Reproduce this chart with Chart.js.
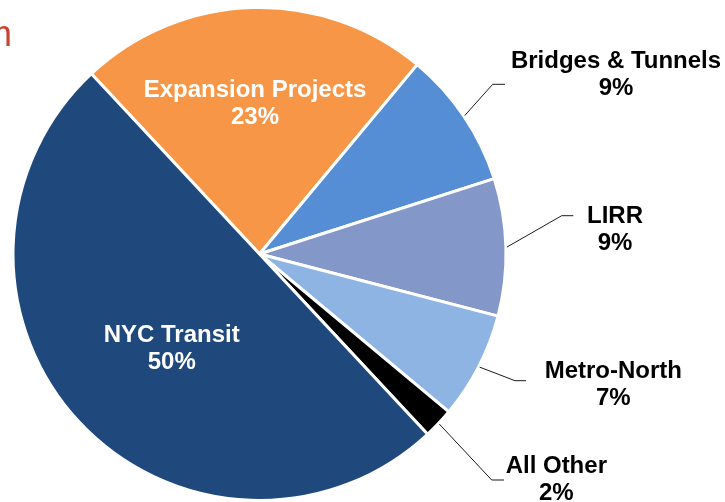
<!DOCTYPE html>
<html>
<head>
<meta charset="utf-8">
<script src="https://cdn.jsdelivr.net/npm/chart.js@4/dist/chart.umd.min.js"></script>
<style>
  html, body { margin: 0; padding: 0; background: #ffffff; }
  #wrap { position: relative; width: 725px; height: 502px; overflow: hidden; }
  #title { position: absolute; right: 713px; top: 13px; font: 36px "Liberation Sans", Arial, sans-serif; color: #C8432F; white-space: nowrap; }
</style>
</head>
<body>
<div id="wrap">
  <canvas id="c" width="725" height="502"></canvas>
  <div id="title">Program</div>
</div>
<script>
const categories = ["Expansion Projects", "Bridges & Tunnels", "LIRR", "Metro-North", "All Other", "NYC Transit"];
const shares = [23, 9, 9, 7, 2, 50];
const pctLabels = ["23%", "9%", "9%", "7%", "2%", "50%"];
const sliceColors = ["#F79646", "#558ED5", "#8497C9", "#8DB4E2", "#000000", "#1F497D"];

// label layout (style only): inside labels have a text centre; outside labels have elbow + text centre
const labelLayout = [
  { inside: true, tx: 255, ty: 96.7 },
  { inside: false, ex: 492.7, ey: 84.3, hx: 505, tx: 616, ty: 68.3 },
  { inside: false, ex: 561.7, ey: 215.7, hx: 573.3, tx: 615, ty: 222.7 },
  { inside: false, ex: 515, ey: 380.7, hx: 526, tx: 613.3, ty: 378.3 },
  { inside: false, ex: 491.7, ey: 480, hx: 504, tx: 556.3, ty: 473.3 },
  { inside: true, tx: 171.7, ty: 341.7 }
];

const FONT = 'bold 24px "Liberation Sans", Arial, sans-serif';
const LINE_GAP = 27;

const labelPlugin = {
  id: 'pieLabels',
  afterDatasetsDraw(chart) {
    const ctx = chart.ctx;
    const meta = chart.getDatasetMeta(0);
    ctx.save();
    ctx.font = FONT;
    ctx.textAlign = 'center';
    ctx.textBaseline = 'alphabetic';
    meta.data.forEach((arc, i) => {
      const L = labelLayout[i];
      const p = arc.getProps(['x', 'y', 'startAngle', 'endAngle', 'outerRadius'], true);
      if (L.inside) {
        ctx.fillStyle = '#ffffff';
      } else {
        const mid = (p.startAngle + p.endAngle) / 2;
        const r = p.outerRadius + 1;
        const sx = p.x + Math.cos(mid) * r;
        const sy = p.y + Math.sin(mid) * r;
        ctx.strokeStyle = '#1a1a1a';
        ctx.lineWidth = 1;
        ctx.beginPath();
        ctx.moveTo(sx, sy);
        ctx.lineTo(L.ex, L.ey);
        ctx.lineTo(L.hx, L.ey);
        ctx.stroke();
        ctx.fillStyle = '#000000';
      }
      ctx.fillText(categories[i], L.tx, L.ty);
      ctx.fillText(pctLabels[i], L.tx, L.ty + LINE_GAP);
    });
    ctx.restore();
  }
};

new Chart(document.getElementById('c'), {
  type: 'pie',
  data: {
    labels: categories,
    datasets: [{
      data: shares,
      backgroundColor: sliceColors,
      borderColor: '#ffffff',
      borderWidth: 3,
      hoverOffset: 0
    }]
  },
  options: {
    responsive: false,
    animation: false,
    rotation: -43,
    layout: { padding: { left: 11, right: 217, top: 6, bottom: 0 } },
    plugins: {
      legend: { display: false },
      tooltip: { enabled: false },
      title: { display: false }
    }
  },
  plugins: [labelPlugin]
});
</script>
</body>
</html>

────────────────

#### EXERCISE PROMPT:
Set down again, exactly, the lines of the material above from its first line to the one with "const LINE_GAP = 27;", inclusive. Leave the pictures out.

#### EXERCISE RESPONSE:
Reproduce this chart with Chart.js.
<!DOCTYPE html>
<html>
<head>
<meta charset="utf-8">
<script src="https://cdn.jsdelivr.net/npm/chart.js@4/dist/chart.umd.min.js"></script>
<style>
  html, body { margin: 0; padding: 0; background: #ffffff; }
  #wrap { position: relative; width: 725px; height: 502px; overflow: hidden; }
  #title { position: absolute; right: 713px; top: 13px; font: 36px "Liberation Sans", Arial, sans-serif; color: #C8432F; white-space: nowrap; }
</style>
</head>
<body>
<div id="wrap">
  <canvas id="c" width="725" height="502"></canvas>
  <div id="title">Program</div>
</div>
<script>
const categories = ["Expansion Projects", "Bridges & Tunnels", "LIRR", "Metro-North", "All Other", "NYC Transit"];
const shares = [23, 9, 9, 7, 2, 50];
const pctLabels = ["23%", "9%", "9%", "7%", "2%", "50%"];
const sliceColors = ["#F79646", "#558ED5", "#8497C9", "#8DB4E2", "#000000", "#1F497D"];

// label layout (style only): inside labels have a text centre; outside labels have elbow + text centre
const labelLayout = [
  { inside: true, tx: 255, ty: 96.7 },
  { inside: false, ex: 492.7, ey: 84.3, hx: 505, tx: 616, ty: 68.3 },
  { inside: false, ex: 561.7, ey: 215.7, hx: 573.3, tx: 615, ty: 222.7 },
  { inside: false, ex: 515, ey: 380.7, hx: 526, tx: 613.3, ty: 378.3 },
  { inside: false, ex: 491.7, ey: 480, hx: 504, tx: 556.3, ty: 473.3 },
  { inside: true, tx: 171.7, ty: 341.7 }
];

const FONT = 'bold 24px "Liberation Sans", Arial, sans-serif';
const LINE_GAP = 27;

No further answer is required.